It’s a rare thing to see gold soar more than $60 in a single trading session. But we saw that, and much more, last Friday as the yellow metal rocketed higher and all the other metals — and the mining stocks — followed it higher. And there is a chance this crisis-driven rally could stick for one key reason, explains Brien Lundin, editor of Gold Newsletter.

The reason for the rally, of course, was Israel’s forces massing for an invasion of Gaza. No one wanted to be out of the gold market going into the weekend. It was a classic safe-haven event.

NY Spot Gold Chart 10.13.23

So, bad news for the world and, in a typical bittersweet fashion, good news for gold bulls.

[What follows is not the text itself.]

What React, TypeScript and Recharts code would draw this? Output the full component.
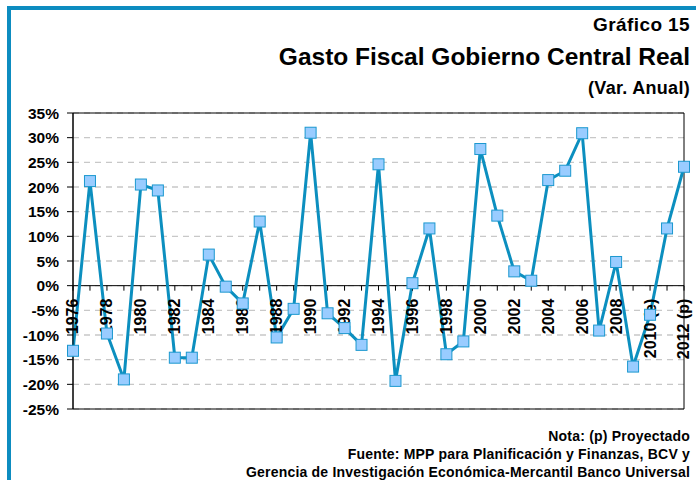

Now, while all of us who have portfolios packed with metals and mining shares are happy to see these rising prices, whatever the reason, there is risk ahead. And that’s precisely because of the reason for this rally.

As experienced investors in the sector know well, gold typically spikes on these kinds of geopolitical events, only to fall right back down (or lower) once things calm down.

But as I noted recently, there is a chance that this time is different. The Federal Reserve’s rate-hike cycle is either peaking or has already peaked. Chairman Jay Powell & Co. would be happy to have an excuse to lay off further hikes, or even pivot.

And this crisis in the Mideast, which is very likely to escalate and expand, could be just the excuse they need. In short, if this geopolitical event forces a shift in monetary policy, it will provide the fuel to take this rally in the metals far, far higher.

That’s the bottom line: With so much at stake in the weeks just ahead...with such great opportunities accompanied by such massive risk...we have to prepare for any scenario.